Information provided:
## BEGIN

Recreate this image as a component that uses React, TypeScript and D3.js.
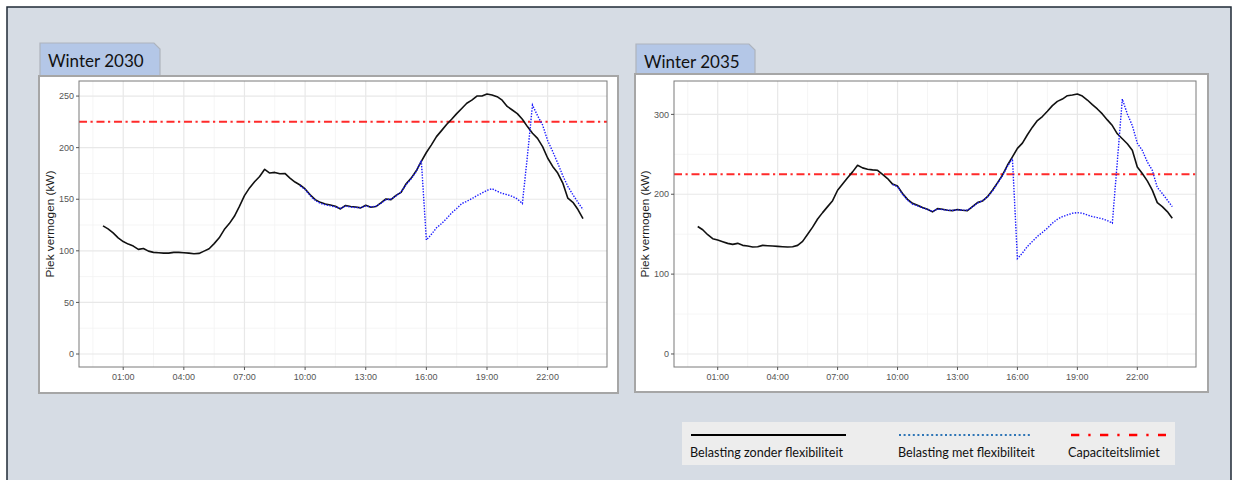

## END
## BEGIN

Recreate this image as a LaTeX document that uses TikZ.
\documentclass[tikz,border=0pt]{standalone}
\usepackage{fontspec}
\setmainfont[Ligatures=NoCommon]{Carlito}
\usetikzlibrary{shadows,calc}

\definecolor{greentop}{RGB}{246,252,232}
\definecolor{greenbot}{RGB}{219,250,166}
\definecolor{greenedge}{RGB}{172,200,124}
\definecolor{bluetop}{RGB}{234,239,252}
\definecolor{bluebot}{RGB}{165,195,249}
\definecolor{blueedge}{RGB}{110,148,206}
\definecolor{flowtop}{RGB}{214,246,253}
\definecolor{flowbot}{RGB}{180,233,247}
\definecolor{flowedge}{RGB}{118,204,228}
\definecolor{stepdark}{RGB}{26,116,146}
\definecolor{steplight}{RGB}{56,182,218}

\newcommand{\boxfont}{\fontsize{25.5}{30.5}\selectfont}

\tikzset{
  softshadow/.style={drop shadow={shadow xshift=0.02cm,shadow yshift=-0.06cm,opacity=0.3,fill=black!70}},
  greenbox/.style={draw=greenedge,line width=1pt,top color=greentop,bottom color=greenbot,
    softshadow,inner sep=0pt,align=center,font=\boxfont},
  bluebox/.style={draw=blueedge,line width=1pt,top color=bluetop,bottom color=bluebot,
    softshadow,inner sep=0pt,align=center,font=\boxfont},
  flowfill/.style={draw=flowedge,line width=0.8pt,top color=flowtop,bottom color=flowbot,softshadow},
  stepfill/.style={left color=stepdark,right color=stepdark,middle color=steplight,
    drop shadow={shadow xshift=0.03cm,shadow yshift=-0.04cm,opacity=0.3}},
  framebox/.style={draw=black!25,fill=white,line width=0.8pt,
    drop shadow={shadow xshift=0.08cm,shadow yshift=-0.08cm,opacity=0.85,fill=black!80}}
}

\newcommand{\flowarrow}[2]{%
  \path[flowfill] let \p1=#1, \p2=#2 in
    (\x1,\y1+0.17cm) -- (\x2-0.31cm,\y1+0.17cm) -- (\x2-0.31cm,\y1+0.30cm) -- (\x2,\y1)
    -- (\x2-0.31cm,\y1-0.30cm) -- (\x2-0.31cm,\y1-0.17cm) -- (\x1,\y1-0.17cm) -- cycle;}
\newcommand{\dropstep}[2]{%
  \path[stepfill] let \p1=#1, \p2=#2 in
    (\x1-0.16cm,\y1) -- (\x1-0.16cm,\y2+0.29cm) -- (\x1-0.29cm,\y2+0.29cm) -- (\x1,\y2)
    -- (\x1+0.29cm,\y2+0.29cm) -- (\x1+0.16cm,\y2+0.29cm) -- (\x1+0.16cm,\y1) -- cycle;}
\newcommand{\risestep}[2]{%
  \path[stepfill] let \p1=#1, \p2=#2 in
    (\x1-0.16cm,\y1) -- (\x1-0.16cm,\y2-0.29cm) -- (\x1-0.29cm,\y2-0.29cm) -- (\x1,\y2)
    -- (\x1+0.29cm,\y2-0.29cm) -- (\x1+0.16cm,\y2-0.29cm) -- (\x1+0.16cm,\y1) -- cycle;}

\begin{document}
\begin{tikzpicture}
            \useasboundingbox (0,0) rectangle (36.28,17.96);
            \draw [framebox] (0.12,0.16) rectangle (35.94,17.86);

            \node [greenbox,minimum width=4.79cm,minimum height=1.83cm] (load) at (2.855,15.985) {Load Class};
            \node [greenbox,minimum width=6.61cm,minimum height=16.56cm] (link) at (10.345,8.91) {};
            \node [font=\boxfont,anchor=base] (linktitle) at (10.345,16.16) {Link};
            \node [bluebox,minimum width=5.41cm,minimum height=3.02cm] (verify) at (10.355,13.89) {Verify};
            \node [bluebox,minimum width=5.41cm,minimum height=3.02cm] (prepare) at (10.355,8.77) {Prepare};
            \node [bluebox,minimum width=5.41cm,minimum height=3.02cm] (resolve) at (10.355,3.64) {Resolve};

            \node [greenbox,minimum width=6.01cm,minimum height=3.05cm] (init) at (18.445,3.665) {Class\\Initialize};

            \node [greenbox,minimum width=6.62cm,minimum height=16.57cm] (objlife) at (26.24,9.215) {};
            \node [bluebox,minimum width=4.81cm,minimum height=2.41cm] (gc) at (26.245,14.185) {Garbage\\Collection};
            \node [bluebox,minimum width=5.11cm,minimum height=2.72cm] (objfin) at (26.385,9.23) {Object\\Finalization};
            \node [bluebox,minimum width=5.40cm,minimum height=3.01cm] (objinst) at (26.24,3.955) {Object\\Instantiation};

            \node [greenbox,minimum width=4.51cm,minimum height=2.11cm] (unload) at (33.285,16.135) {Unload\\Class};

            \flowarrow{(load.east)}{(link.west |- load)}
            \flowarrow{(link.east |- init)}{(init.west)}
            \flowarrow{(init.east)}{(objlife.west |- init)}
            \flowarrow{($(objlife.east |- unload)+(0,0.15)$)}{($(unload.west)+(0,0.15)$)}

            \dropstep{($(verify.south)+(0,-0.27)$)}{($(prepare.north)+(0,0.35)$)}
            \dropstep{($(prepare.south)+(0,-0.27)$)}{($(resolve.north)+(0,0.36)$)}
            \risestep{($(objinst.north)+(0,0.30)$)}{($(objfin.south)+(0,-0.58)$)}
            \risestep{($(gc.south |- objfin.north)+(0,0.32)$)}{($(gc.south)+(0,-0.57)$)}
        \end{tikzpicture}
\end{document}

## END
## BEGIN

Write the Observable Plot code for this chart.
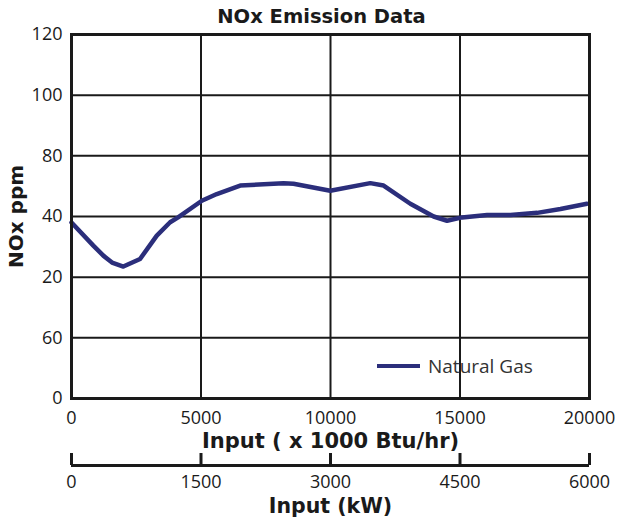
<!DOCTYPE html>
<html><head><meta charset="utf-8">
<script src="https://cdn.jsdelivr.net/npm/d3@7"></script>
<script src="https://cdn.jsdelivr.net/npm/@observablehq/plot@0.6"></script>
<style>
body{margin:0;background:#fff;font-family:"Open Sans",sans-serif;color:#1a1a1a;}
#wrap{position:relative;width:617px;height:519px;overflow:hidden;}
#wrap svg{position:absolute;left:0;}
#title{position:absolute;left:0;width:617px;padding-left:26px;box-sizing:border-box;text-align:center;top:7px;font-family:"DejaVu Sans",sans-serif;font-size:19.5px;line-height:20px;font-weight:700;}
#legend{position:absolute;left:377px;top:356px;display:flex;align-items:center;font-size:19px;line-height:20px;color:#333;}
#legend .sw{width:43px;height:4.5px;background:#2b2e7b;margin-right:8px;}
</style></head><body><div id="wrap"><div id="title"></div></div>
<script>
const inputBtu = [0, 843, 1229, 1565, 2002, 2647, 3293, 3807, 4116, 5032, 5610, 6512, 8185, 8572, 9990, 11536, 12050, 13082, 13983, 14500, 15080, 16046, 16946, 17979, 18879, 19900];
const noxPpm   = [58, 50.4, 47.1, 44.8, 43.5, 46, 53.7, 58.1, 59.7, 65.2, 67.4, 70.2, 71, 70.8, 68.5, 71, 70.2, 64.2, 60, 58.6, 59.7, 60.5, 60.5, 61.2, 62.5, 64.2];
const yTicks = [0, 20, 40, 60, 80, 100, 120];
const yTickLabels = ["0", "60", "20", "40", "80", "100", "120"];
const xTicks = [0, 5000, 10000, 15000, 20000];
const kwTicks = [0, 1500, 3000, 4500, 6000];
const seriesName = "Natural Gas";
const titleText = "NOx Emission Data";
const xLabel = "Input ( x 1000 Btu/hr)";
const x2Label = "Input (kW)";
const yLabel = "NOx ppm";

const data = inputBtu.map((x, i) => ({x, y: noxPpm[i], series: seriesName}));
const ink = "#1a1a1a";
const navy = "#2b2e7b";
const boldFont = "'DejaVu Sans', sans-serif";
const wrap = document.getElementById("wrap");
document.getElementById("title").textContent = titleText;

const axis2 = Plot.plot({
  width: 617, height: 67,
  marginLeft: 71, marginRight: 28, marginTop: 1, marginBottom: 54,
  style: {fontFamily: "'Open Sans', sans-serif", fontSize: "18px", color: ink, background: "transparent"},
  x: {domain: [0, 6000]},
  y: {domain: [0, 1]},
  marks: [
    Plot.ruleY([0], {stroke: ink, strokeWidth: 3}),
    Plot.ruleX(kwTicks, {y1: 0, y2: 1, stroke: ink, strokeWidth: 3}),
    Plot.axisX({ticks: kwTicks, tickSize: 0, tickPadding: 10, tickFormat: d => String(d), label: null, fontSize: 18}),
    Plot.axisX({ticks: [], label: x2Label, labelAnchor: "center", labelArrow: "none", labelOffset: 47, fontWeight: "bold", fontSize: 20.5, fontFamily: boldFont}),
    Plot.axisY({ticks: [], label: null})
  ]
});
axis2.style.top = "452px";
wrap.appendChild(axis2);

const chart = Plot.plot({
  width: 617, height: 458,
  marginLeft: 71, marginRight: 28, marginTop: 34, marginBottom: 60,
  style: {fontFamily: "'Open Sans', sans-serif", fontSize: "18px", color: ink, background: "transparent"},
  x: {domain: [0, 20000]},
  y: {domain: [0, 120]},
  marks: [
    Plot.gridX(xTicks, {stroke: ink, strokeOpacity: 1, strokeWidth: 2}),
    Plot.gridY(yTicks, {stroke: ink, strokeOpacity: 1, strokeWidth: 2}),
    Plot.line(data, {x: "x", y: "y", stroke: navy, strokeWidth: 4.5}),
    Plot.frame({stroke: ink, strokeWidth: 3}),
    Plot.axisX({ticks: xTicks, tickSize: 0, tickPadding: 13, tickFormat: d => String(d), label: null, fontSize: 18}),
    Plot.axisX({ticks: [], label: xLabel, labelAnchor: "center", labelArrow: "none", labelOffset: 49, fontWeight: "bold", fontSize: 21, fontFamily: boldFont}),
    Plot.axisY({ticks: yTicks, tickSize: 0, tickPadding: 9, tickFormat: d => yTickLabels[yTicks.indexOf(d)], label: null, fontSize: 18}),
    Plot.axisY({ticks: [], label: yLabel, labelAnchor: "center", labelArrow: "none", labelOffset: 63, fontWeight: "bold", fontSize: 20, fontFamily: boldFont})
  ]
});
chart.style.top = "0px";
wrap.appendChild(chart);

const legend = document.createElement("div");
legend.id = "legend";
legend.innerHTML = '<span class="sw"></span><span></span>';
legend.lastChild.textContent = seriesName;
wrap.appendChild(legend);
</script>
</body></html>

## END

Go through the material line by line. Show each line that contains the string "Recreate".

Recreate this image as a component that uses React, TypeScript and D3.js.
Recreate this image as a LaTeX document that uses TikZ.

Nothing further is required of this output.